Ascot is served by SWR trains.
The union accused the company of "dragging its heels" on resolving the bitter guards row.
Talks had been protracted since industrial action was suspended in February, said the union.
RMT general secretary Mick Cash said: "Our members are angry and frustrated that, despite suspending action in good faith, and entering into talks in a positive and constructive manner, South Western Railway have dragged their heels and failed to bolt down an agreement that matches up top our expectations on the guard guarantee.
"For more than three months we have sought to negotiate a conclusion to this dispute and it is wholly down to the management side that the core issue of the safety-critical competencies and the role of the guard has not been signed off.

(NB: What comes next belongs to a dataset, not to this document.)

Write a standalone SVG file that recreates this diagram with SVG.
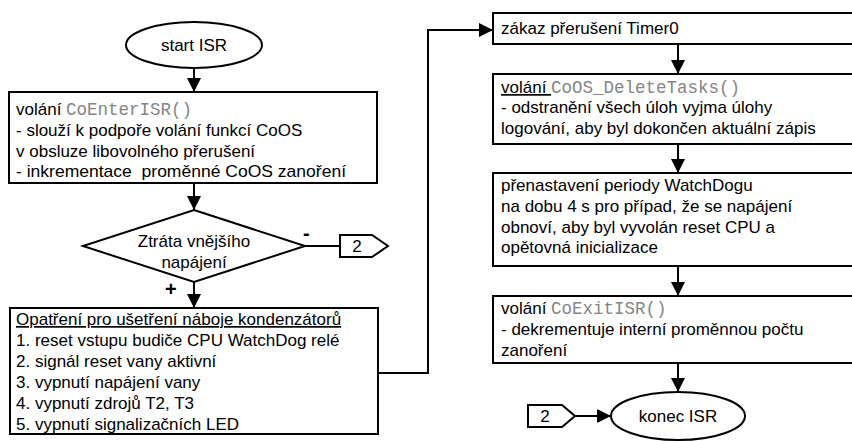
<svg xmlns="http://www.w3.org/2000/svg" width="852" height="441" viewBox="0 0 852 441">
<defs>
<marker id="ah" viewBox="0 0 14 14" refX="14" refY="7" markerWidth="14" markerHeight="14" markerUnits="userSpaceOnUse" orient="auto">
<path d="M0,0 L14,7 L0,14 Z" fill="#000"/>
</marker>
<style>
.shape{fill:#fff;stroke:#000;stroke-width:2}
.t{font-family:"Liberation Sans",Arial,sans-serif;font-size:17px;fill:#000}
.c{text-anchor:middle}
.m{font-family:"Liberation Mono","Courier New",monospace;font-size:17.5px;fill:#858585}
.u{text-decoration:underline}
.conn{fill:none;stroke:#000;stroke-width:2}
.sign{font-family:"Liberation Sans",Arial,sans-serif;font-size:20px;font-weight:bold;fill:#000}
</style>
</defs>
<rect width="852" height="441" fill="#fff"/>
<g id="connectors">
<path class="conn" d="M194,68 V92" marker-end="url(#ah)"/>
<path class="conn" d="M194,183 V210" marker-end="url(#ah)"/>
<path class="conn" d="M305,246 H340"/>
<path class="conn" d="M194,282 V308" marker-end="url(#ah)"/>
<path class="conn" d="M378,373 H428 V30 H493" marker-end="url(#ah)"/>
<path class="conn" d="M678,44 V74" marker-end="url(#ah)"/>
<path class="conn" d="M678,144 V173" marker-end="url(#ah)"/>
<path class="conn" d="M678,266 V296" marker-end="url(#ah)"/>
<path class="conn" d="M678,363 V392" marker-end="url(#ah)"/>
<path class="conn" d="M575,416 H611" marker-end="url(#ah)"/>
</g>
<g id="start">
<ellipse class="shape" cx="194" cy="45" rx="68" ry="23"/>
<text class="t c" x="194" y="51">start ISR</text>
</g>
<g id="enter">
<rect class="shape" x="9" y="92" width="368" height="91"/>
<text class="t" x="16" y="115">volání <tspan class="m">CoEnterISR()</tspan></text>
<text class="t" x="16" y="136">- slouží k podpoře volání funkcí CoOS</text>
<text class="t" x="16" y="157">v obsluze libovolného přerušení</text>
<text class="t" x="16" y="177" xml:space="preserve" textLength="330" lengthAdjust="spacingAndGlyphs">- inkrementace  proměnné CoOS zanoření</text>
</g>
<g id="decision">
<path class="shape" stroke-width="1.5" d="M194,210 L305,246 L194,282 L83,246 Z"/>
<text class="t c" x="194" y="247">Ztráta vnějšího</text>
<text class="t c" x="194" y="268">napájení</text>
<text class="sign" x="303" y="240">-</text>
<text class="sign" x="165" y="296">+</text>
</g>
<g id="off1">
<path class="shape" stroke-width="1.5" d="M340,235 H372 L388,246 L372,257 H340 Z"/>
<text class="t c" x="357" y="252">2</text>
</g>
<g id="save">
<rect class="shape" x="10" y="308" width="368" height="126"/>
<text class="t u" x="16" y="325">Opatření pro ušetření náboje kondenzátorů</text>
<text class="t" x="16" y="346">1. reset vstupu budiče CPU WatchDog relé</text>
<text class="t" x="16" y="367">2. signál reset vany aktivní</text>
<text class="t" x="16" y="388">3. vypnutí napájení vany</text>
<text class="t" x="16" y="409">4. vypnutí zdrojů T2, T3</text>
<text class="t" x="16" y="430">5. vypnutí signalizačních LED</text>
</g>
<g id="disable">
<rect class="shape" x="493" y="13" width="370" height="31"/>
<text class="t" x="501" y="34">zákaz přerušení Timer0</text>
</g>
<g id="delete">
<rect class="shape" x="493" y="74" width="370" height="70"/>
<text class="t" x="501" y="93"><tspan class="u" xml:space="preserve">volání </tspan><tspan class="m">CoOS_DeleteTasks()</tspan></text>
<text class="t" x="501" y="113">- odstranění všech úloh vyjma úlohy</text>
<text class="t" x="501" y="134">logování, aby byl dokončen aktuální zápis</text>
</g>
<g id="watchdog">
<rect class="shape" x="493" y="173" width="370" height="93"/>
<text class="t" x="501" y="191">přenastavení periody WatchDogu</text>
<text class="t" x="501" y="212">na dobu 4 s pro případ, že se napájení</text>
<text class="t" x="501" y="233">obnoví, aby byl vyvolán reset CPU a</text>
<text class="t" x="501" y="253">opětovná inicializace</text>
</g>
<g id="exit">
<rect class="shape" x="493" y="296" width="370" height="67"/>
<text class="t" x="501" y="314">volání <tspan class="m">CoExitISR()</tspan></text>
<text class="t" x="501" y="335">- dekrementuje interní proměnnou počtu</text>
<text class="t" x="501" y="356">zanoření</text>
</g>
<g id="off2">
<path class="shape" stroke-width="1.5" d="M528,405 H562 L575,416 L562,427 H528 Z"/>
<text class="t c" x="545" y="422">2</text>
</g>
<g id="end">
<ellipse class="shape" cx="678" cy="416" rx="67" ry="24"/>
<text class="t c" x="678" y="422">konec ISR</text>
</g>
</svg>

"It is because of that crucial failure by SWR that we have had no option but to lift the suspension and move back into strike action."
A South Western Railway spokesman said: "With further Acas talks already in the diary for 17 June, for the RMT Union to call a week of strikes starting the following day shows there is not a genuine commitment to finding a solution.
"The union has always said it wanted us to keep the guard on every train which is what we have offered as part of a framework agreement.
"Now we want to move the conversation on to how we operate our new trains and take advantage of the new technology on board to benefit our customers.
"We remain committed to finding a solution that will help us build a better railway for our customers and colleagues alike.
"If these strikes go ahead, they will cause needless disruption.
"We are calling for the RMT to call off this unnecessary industrial action so that planned Acas talks can go ahead."